When You Fall

Leaf floating on water

I write and edit for a living, and I write for fun. I have a few novels in progress, with one released (so far); I write short stories and poems; I develop short screenplays and radio scripts, some which have been performed. That’s an incredibly heady feeling—to see your words expressed through actors on a stage or from a microphone!

Often my stories and scripts come from a prompt as part of a competition. The poems are just extra—no one wants to read my poetry which is their sad loss. I try to be authentic and real, and I work hard—danged hard!—on creating characters who ring true, who speak like real people, who lie and shade and misdirect, but who ultimately have motivations that are entirely human and understandable.

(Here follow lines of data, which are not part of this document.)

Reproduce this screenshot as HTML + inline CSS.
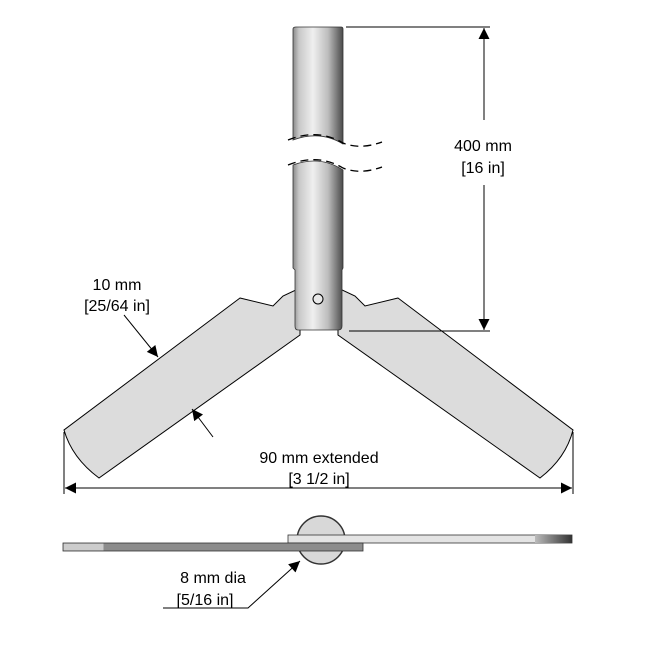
<!DOCTYPE html>
<html><head><style>body{margin:0;background:#fff}svg{display:block}</style></head><body>
<svg width="650" height="650" viewBox="0 0 650 650" xmlns="http://www.w3.org/2000/svg" font-family="Liberation Sans, sans-serif">
<defs>
<linearGradient id="p" x1="0" x2="1" y1="0" y2="0">
<stop offset="0" stop-color="#8a8a8a"/><stop offset="0.12" stop-color="#c8c8c8"/><stop offset="0.4" stop-color="#efefef"/><stop offset="0.7" stop-color="#bdbdbd"/><stop offset="1" stop-color="#4a4a4a"/>
</linearGradient>
<linearGradient id="e" x1="0" x2="1"><stop offset="0" stop-color="#bbb"/><stop offset="1" stop-color="#333"/></linearGradient>
<marker id="a" viewBox="0 0 10 10" refX="10" refY="5" markerWidth="20" markerHeight="11" markerUnits="userSpaceOnUse" orient="auto"><path d="M0,0L10,5L0,10z" fill="#000"/></marker>
</defs>
<path d="M240,298 L273,306 L283,296 L300,288 L300,335 L99,478 Q72,458 64,430 Z" fill="#dcdcdc" stroke="#000" stroke-width="1"/>
<path d="M398,298 L365,306 L355,296 L338,288 L338,335 L540,478 Q566,458 573,430 Z" fill="#dcdcdc" stroke="#000" stroke-width="1"/>
<path d="M293,29 Q293,27 296,27 L341,27 Q343,27 343,29 L343,144 Q320,130 293,140 Z" fill="url(#p)" stroke="#333" stroke-width="0.8"/>
<path d="M293,165 Q320,155 343,170 L343,268 L342,270 L342,326 Q342,330 338,330 L298,330 Q295,330 295,326 L295,270 L293,268 Z" fill="url(#p)" stroke="#333" stroke-width="0.8"/>
<path d="M288,140 Q318,128 343,143 Q360,150 382,142 M288,165 Q318,153 343,168 Q360,175 382,167" fill="none" stroke="#000" stroke-width="1.3" stroke-dasharray="8,5"/>
<circle cx="318" cy="299" r="5" fill="#e8e8e8" stroke="#000"/>
<line x1="346" y1="27" x2="490" y2="27" stroke="#000"/>
<line x1="349" y1="331" x2="490" y2="331" stroke="#000"/>
<line x1="484" y1="120" x2="484" y2="28" stroke="#000" marker-end="url(#a)"/>
<line x1="484" y1="185" x2="484" y2="330" stroke="#000" marker-end="url(#a)"/>
<text x="483" y="151" font-size="16" text-anchor="middle">400 mm</text>
<text x="483" y="173" font-size="16" text-anchor="middle">[16 in]</text>
<text x="117" y="290" font-size="16" text-anchor="middle">10 mm</text>
<text x="117" y="311" font-size="16" text-anchor="middle">[25/64 in]</text>
<line x1="124" y1="315" x2="158" y2="357" stroke="#000" marker-end="url(#a)"/>
<line x1="213" y1="437" x2="192" y2="409" stroke="#000" marker-end="url(#a)"/>
<line x1="64" y1="432" x2="64" y2="494" stroke="#000"/>
<line x1="573" y1="432" x2="573" y2="494" stroke="#000"/>
<line x1="300" y1="488" x2="65" y2="488" stroke="#000" marker-end="url(#a)"/>
<line x1="300" y1="488" x2="572" y2="488" stroke="#000" marker-end="url(#a)"/>
<text x="319" y="463" font-size="16" text-anchor="middle">90 mm extended</text>
<text x="319" y="484" font-size="16" text-anchor="middle">[3 1/2 in]</text>
<circle cx="321" cy="540" r="24" fill="#d8d8d8" stroke="#333" stroke-width="1.5"/>
<rect x="288" y="535" width="284" height="8" fill="#e4e4e4" stroke="#333" stroke-width="0.8"/>
<rect x="535" y="535" width="37" height="8" fill="url(#e)"/>
<rect x="63" y="543" width="300" height="8" fill="#8c8c8c" stroke="#333" stroke-width="0.8"/>
<rect x="63.5" y="543.5" width="40" height="7" fill="#ccc"/>
<polyline points="163,608 248,608 300,561" fill="none" stroke="#000" marker-end="url(#a)"/>
<text x="213" y="583" font-size="16" text-anchor="middle">8 mm dia</text>
<text x="205" y="605" font-size="16" text-anchor="middle">[5/16 in]</text>
</svg>
</body></html>
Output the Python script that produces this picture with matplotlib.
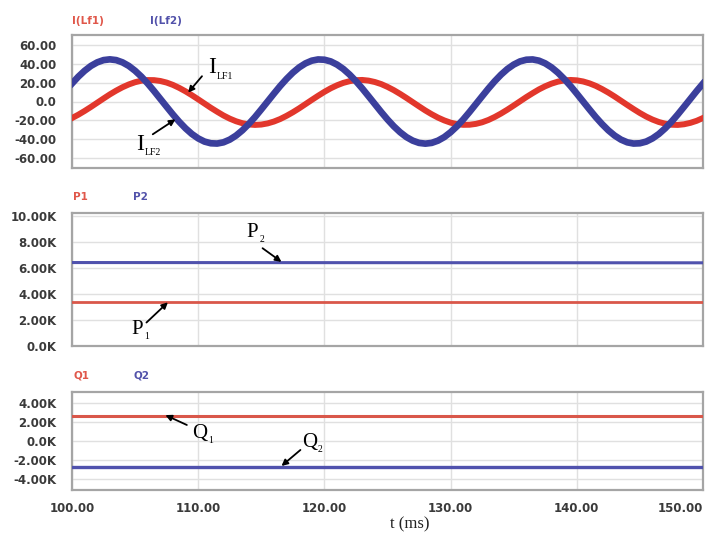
import matplotlib
matplotlib.use("Agg")
import matplotlib.pyplot as plt

# ---- data -------------------------------------------------------------
# inductor currents sampled every 0.5 ms from 100 ms to 150 ms
t_ms = [100 + 0.5 * k for k in range(101)]

i_lf1 = [-17.7, -14.1, -10.1, -5.8, -1.3, 3.2, 7.6, 11.6, 15.2, 18.2,
         20.6, 22.2, 22.9, 22.8, 21.9, 20.2, 17.7, 14.5, 10.8, 6.7,
         2.3, -2.2, -6.7, -10.9, -14.9, -18.3, -21.1, -23.2, -24.5, -25.0,
         -24.6, -23.4, -21.4, -18.7, -15.3, -11.5, -7.3, -2.8, 1.7, 6.1,
         10.3, 14.1, 17.3, 19.9, 21.7, 22.8, 23.0, 22.3, 20.8, 18.6,
         15.6, 12.1, 8.1, 3.8, -0.7, -5.2, -9.6, -13.6, -17.2, -20.2,
         -22.6, -24.2, -24.9, -24.8, -23.9, -22.2, -19.7, -16.5, -12.8, -8.7,
         -4.3, 0.2, 4.7, 8.9, 12.9, 16.3, 19.1, 21.2, 22.5, 23.0,
         22.6, 21.4, 19.4, 16.7, 13.3, 9.5, 5.3, 0.8, -3.7, -8.1,
         -12.3, -16.1, -19.3, -21.9, -23.7, -24.8, -25.0, -24.3, -22.8, -20.6,
         -17.6]

i_lf2 = [19.2, 26.5, 32.8, 38.0, 41.8, 44.2, 45.0, 44.2, 41.8, 38.0,
         32.8, 26.5, 19.2, 11.2, 2.8, -5.6, -13.9, -21.7, -28.7, -34.7,
         -39.4, -42.8, -44.6, -44.9, -43.6, -40.7, -36.4, -30.8, -24.1, -16.6,
         -8.4, 0.0, 8.4, 16.6, 24.1, 30.8, 36.4, 40.7, 43.6, 44.9,
         44.6, 42.8, 39.4, 34.7, 28.7, 21.7, 13.9, 5.6, -2.8, -11.2,
         -19.2, -26.5, -32.8, -38.0, -41.8, -44.2, -45.0, -44.2, -41.8, -38.0,
         -32.8, -26.5, -19.2, -11.2, -2.8, 5.6, 13.9, 21.7, 28.7, 34.7,
         39.4, 42.8, 44.6, 44.9, 43.6, 40.7, 36.4, 30.8, 24.1, 16.6,
         8.4, 0.0, -8.4, -16.6, -24.1, -30.8, -36.4, -40.7, -43.6, -44.9,
         -44.6, -42.8, -39.4, -34.7, -28.7, -21.7, -13.9, -5.6, 2.8, 11.2,
         19.2]

t_flat = [100, 150]
p1 = [3350, 3350]
p2 = [6400, 6380]
q1 = [2650, 2650]
q2 = [-2750, -2750]

x_ticks = [100, 110, 120, 130, 140, 150]
x_labels = ["100.00", "110.00", "120.00", "130.00", "140.00", "150.00"]

i_ticks = [60, 40, 20, 0, -20, -40, -60]
i_labels = ["60.00", "40.00", "20.00", "0.0", "-20.00", "-40.00", "-60.00"]

p_ticks = [10000, 8000, 6000, 4000, 2000, 0]
p_labels = ["10.00K", "8.00K", "6.00K", "4.00K", "2.00K", "0.0K"]

q_ticks = [4000, 2000, 0, -2000, -4000]
q_labels = ["4.00K", "2.00K", "0.0K", "-2.00K", "-4.00K"]

# ---- style ------------------------------------------------------------
RED = "#e2372c"
BLUE = "#3b3f9c"
RED_THIN = "#d9574a"
BLUE_THIN = "#5052ad"
RED_TXT = "#e0574a"
BLUE_TXT = "#5252aa"
TICK_COL = "#3a3a3a"
GRID_COL = "#e0e0e0"
FRAME_COL = "#a5a5a5"

W, H = 707, 536
fig = plt.figure(figsize=(W / 100, H / 100), dpi=100)


def px_axes(left, top, right, bottom):
    return fig.add_axes([left / W, 1 - bottom / H, (right - left) / W,
                         (bottom - top) / H])


ax1 = px_axes(72, 35, 703, 168)
ax2 = px_axes(72, 213, 703, 346)
ax3 = px_axes(72, 392, 703, 490)


def style(ax, yt, yl, ylim, show_x):
    ax.set_xlim(100, 150)
    ax.set_ylim(*ylim)
    ax.set_xticks(x_ticks)
    ax.set_xticklabels(x_labels if show_x else [])
    ax.set_yticks(yt)
    ax.set_yticklabels(yl)
    ax.tick_params(length=0, labelsize=8.5, colors=TICK_COL, pad=11)
    ax.tick_params(axis="x", pad=9)
    for lab in ax.get_xticklabels() + ax.get_yticklabels():
        lab.set_fontweight("bold")
    if show_x:
        ax.get_xticklabels()[-1].set_ha("right")
    ax.grid(True, color=GRID_COL, lw=1.0)
    ax.set_axisbelow(True)
    for s in ax.spines.values():
        s.set_color(FRAME_COL)
        s.set_linewidth(1.6)


style(ax1, i_ticks, i_labels, (-71, 71), False)
style(ax2, p_ticks, p_labels, (0, 10200), False)
style(ax3, q_ticks, q_labels, (-5200, 5200), True)

# currents
ax1.plot(t_ms, i_lf1, color=RED, lw=4.3, solid_joinstyle="round", zorder=3)
ax1.plot(t_ms, i_lf2, color=BLUE, lw=4.8, solid_joinstyle="round", zorder=4)

# active power
ax2.plot(t_flat, p1, color=RED_THIN, lw=2.0, zorder=3)
ax2.plot(t_flat, p2, color=BLUE_THIN, lw=2.2, zorder=3)

# reactive power
ax3.plot(t_flat, q1, color=RED_THIN, lw=2.2, zorder=3)
ax3.plot(t_flat, q2, color=BLUE_THIN, lw=2.4, zorder=3)


# series names above each panel
def fig_label(x, y, s, c):
    fig.text(x / W, 1 - y / H, s, color=c, fontsize=7.5, fontweight="bold",
             ha="left", va="center")


fig_label(72, 21, "I(Lf1)", RED_TXT)
fig_label(150, 21, "I(Lf2)", BLUE_TXT)
fig_label(73, 197, "P1", RED_TXT)
fig_label(133, 197, "P2", BLUE_TXT)
fig_label(73, 375, "Q1", RED_TXT)
fig_label(133, 375, "Q2", BLUE_TXT)

# callouts
ARROW = dict(arrowstyle="-|>", color="black", lw=1.3, mutation_scale=9,
             shrinkA=0, shrinkB=0)
SERIF = "Liberation Serif"


def callout(ax, letter, sub, text_xy, tail, head, size, sub_size, sub_off):
    ax.annotate("", xy=head, xytext=tail, arrowprops=ARROW, zorder=6)
    ax.text(*text_xy, letter, fontsize=size, family=SERIF, ha="center",
            va="center", zorder=6)
    ax.annotate(sub, xy=text_xy, xytext=sub_off, textcoords="offset points",
                fontsize=sub_size, family=SERIF, ha="left", va="center",
                zorder=6)


callout(ax1, "I", "LF1", (111.1, 36), (110.3, 27), (109.2, 9.5),
        17, 7, (3, -6))
callout(ax1, "I", "LF2", (105.4, -46), (106.4, -35), (108.2, -19),
        17, 7, (3, -6))
callout(ax2, "P", "2", (114.3, 8700), (115.1, 7500), (116.6, 6450),
        15, 7, (5, -5))
callout(ax2, "P", "1", (105.2, 1250), (105.9, 1800), (107.6, 3350),
        15, 7, (5, -5))
callout(ax3, "Q", "1", (110.1, 800), (109.1, 1700), (107.4, 2750),
        15, 7, (6, -5))
callout(ax3, "Q", "2", (118.8, -150), (118.1, -950), (116.6, -2650),
        15, 7, (6, -5))

fig.text(410 / W, 1 - 524 / H, "t (ms)", family=SERIF, fontsize=12,
         ha="center", va="center", color="#222222")

fig.savefig("out.png", dpi=100)
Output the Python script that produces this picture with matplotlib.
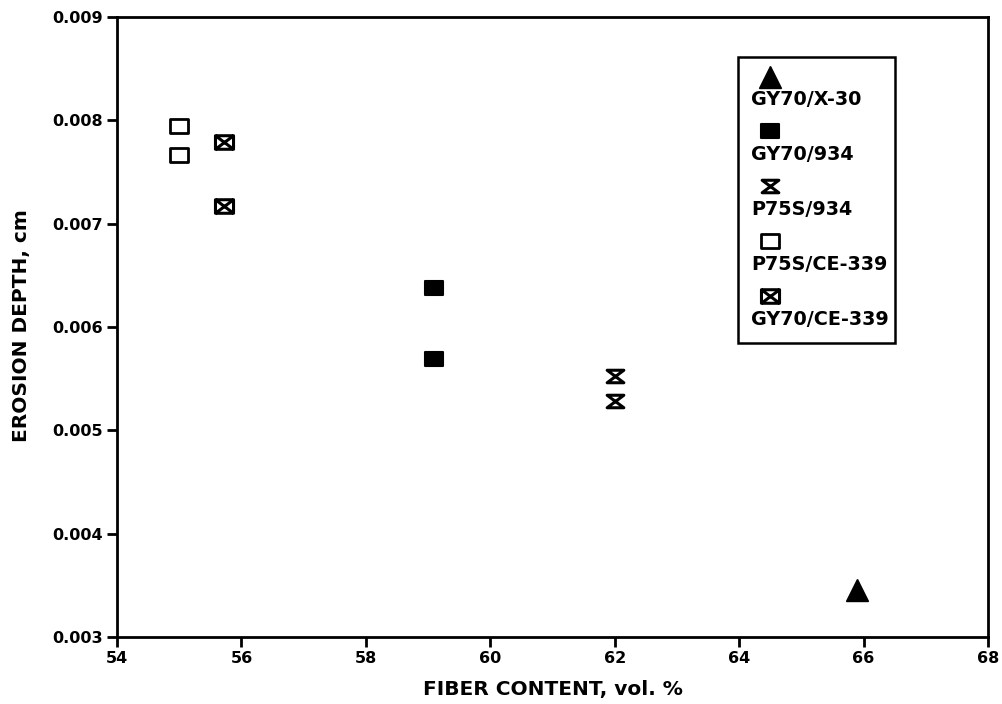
import matplotlib
matplotlib.use("Agg")
import matplotlib.pyplot as plt
from matplotlib.path import Path
from matplotlib.patches import Rectangle

plt.rcParams['font.family'] = ['DejaVu Sans']
plt.rcParams['font.weight'] = 'bold'

# Data
series_names = ["GY70/X-30", "GY70/934", "P75S/934", "P75S/CE-339", "GY70/CE-339"]
x_gy70_x30 = [65.9]
y_gy70_x30 = [0.00345]
x_gy70_934 = [59.1, 59.1]
y_gy70_934 = [0.00638, 0.00569]
x_p75s_934 = [62.0, 62.0]
y_p75s_934 = [0.00553, 0.00528]
x_p75s_ce339 = [55.0, 55.0]
y_p75s_ce339 = [0.00794, 0.00766]
x_gy70_ce339 = [55.72, 55.72]
y_gy70_ce339 = [0.00779, 0.00717]
x_ticks = [54, 56, 58, 60, 62, 64, 66, 68]
y_ticks = [0.003, 0.004, 0.005, 0.006, 0.007, 0.008, 0.009]

# Custom marker paths
rect_verts = [(-1, -0.75), (1, -0.75), (1, 0.75), (-1, 0.75), (-1, -0.75)]
rect_path = Path(rect_verts, [Path.MOVETO, Path.LINETO, Path.LINETO, Path.LINETO, Path.CLOSEPOLY])
hour_verts = [(-1, 0.75), (1, 0.75), (-1, -0.75), (1, -0.75), (-1, 0.75)]
hour_path = Path(hour_verts, [Path.MOVETO, Path.LINETO, Path.LINETO, Path.LINETO, Path.CLOSEPOLY])
cross_verts = rect_verts + [(-1, -0.75), (1, 0.75), (-1, 0.75), (1, -0.75)]
cross_codes = [Path.MOVETO, Path.LINETO, Path.LINETO, Path.LINETO, Path.CLOSEPOLY,
               Path.MOVETO, Path.LINETO, Path.MOVETO, Path.LINETO]
cross_path = Path(cross_verts, cross_codes)

styles = [
    dict(marker='^', ms=16, mfc='black', mec='black', mew=1),
    dict(marker=rect_path, ms=13, mfc='black', mec='black', mew=1.5),
    dict(marker=hour_path, ms=12, mfc='none', mec='black', mew=2.2),
    dict(marker=rect_path, ms=13, mfc='none', mec='black', mew=2),
    dict(marker=cross_path, ms=13, mfc='none', mec='black', mew=2.2),
]
data = [(x_gy70_x30, y_gy70_x30), (x_gy70_934, y_gy70_934), (x_p75s_934, y_p75s_934),
        (x_p75s_ce339, y_p75s_ce339), (x_gy70_ce339, y_gy70_ce339)]

fig = plt.figure(figsize=(10.02, 7.04), dpi=100)
ax = fig.add_axes([0.1168, 0.0952, 0.986 - 0.1168, 0.976 - 0.0952])

for (xs, ys), st in zip(data, styles):
    ax.plot(xs, ys, linestyle='none', **st)

ax.set_xlim(54, 68)
ax.set_ylim(0.003, 0.009)
ax.set_xticks(x_ticks)
ax.set_yticks(y_ticks)
ax.set_xticklabels([str(v) for v in x_ticks])
ax.set_yticklabels([f"{v:.3f}" for v in y_ticks])
ax.tick_params(direction='out', length=7, width=2, labelsize=11.5, pad=3)
for lab in ax.get_xticklabels() + ax.get_yticklabels():
    lab.set_fontweight('bold')
for sp in ax.spines.values():
    sp.set_linewidth(2)

ax.set_xlabel("FIBER CONTENT, vol. %", fontsize=14.5, fontweight='bold')
ax.set_ylabel("EROSION DEPTH, cm", fontsize=14.5, fontweight='bold')
ax.xaxis.set_label_coords(0.5, -0.069)
ax.yaxis.set_label_coords(-0.099, 0.503)

# Manual legend (axes coordinates)
def ax_px(px, py):
    x0, x1 = 117, 988
    y0, y1 = 637, 17
    return ((px - x0) / (x1 - x0), (y0 - py) / (y0 - y1))

bx0, by0 = ax_px(738, 343)
bx1, by1 = ax_px(895, 57)
ax.add_patch(Rectangle((bx0, by0), bx1 - bx0, by1 - by0, transform=ax.transAxes,
                       fill=False, edgecolor='black', linewidth=1.8, zorder=5))
marker_y = [77, 131, 186, 241, 296]
label_y = [100, 155, 210, 265, 320]
for name, st, my, ly in zip(series_names, styles, marker_y, label_y):
    mx, myy = ax_px(770, my)
    ax.plot([mx], [myy], transform=ax.transAxes, linestyle='none', zorder=6, clip_on=False, **st)
    tx, ty = ax_px(751, ly)
    ax.text(tx, ty, name, transform=ax.transAxes, fontsize=13.8, fontweight='bold',
            ha='left', va='center', zorder=6)

fig.savefig("out.png", dpi=100)
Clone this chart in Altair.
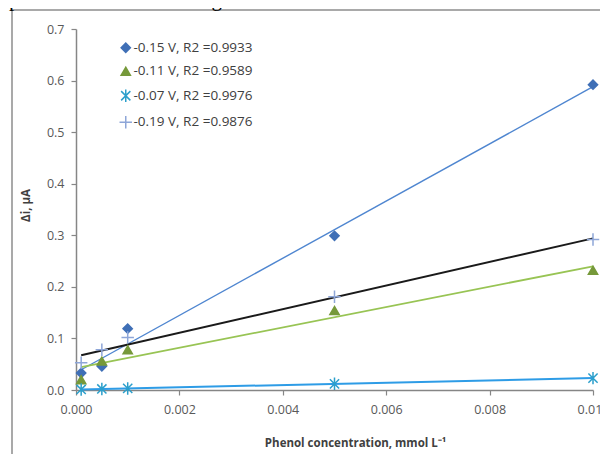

I want the readers to connect with themselves when they read, find the person in them that is expressed in the characters on the page.

I wrote a story about a marathoner, for example, a fairy tale/national origin story about a young girl who ran for freedom and unity. I tried to give her real motivations and agency, even in the context of a story full of tropes to satisfy the requirements of the genre. I got first place for that one. I wrote a screenplay about a mortician helping young kids journey from this life to the next, speaking to them as beloved, cherished children who were taken too soon by violence. Nothing in the story is really what I believe—I do not believe that dead people hang around for instructions, for example, and it’s not likely that ghosts are here to warn us and heal us in our own disbeliefs. But I made it as real as possible in the concept of “if ghosts exist, what is their motivation, and are they both kind and wicked?” That got high marks as well. I’ve written coming-of-age tales set in a time and place I had no experience of, and worked so hard to get the details right that my readers thought I was telling my own story. (I came to find out a year or so later after writing that story that I had indeed incorporated details of my own life that I had forgotten about or suppressed—that was really a shocking moment for me, that my mind was sleeping for 40 years until I wrote the story!)

Recently I entered a short story for a competition with prompts that led me to set its location in a barber shop in the neighborhood where I spend my time. Given the requirements of the competition, it was limited to 1000 words. The story I created involved three people—the protagonist, the antagonist, and the helper. Classic trope. The protagonist was confronted by the antagonist, and in response the antagonist attempted to harm the protagonist while the helper attempted to interfere. Classic trope.

But in attacking the protagonist, I put words into the mouth of the antagonist that were slurs.

Now, I consider myself to be a kind man. Just. Careful. Honest. Hopeful. Loving. Giving. Healing.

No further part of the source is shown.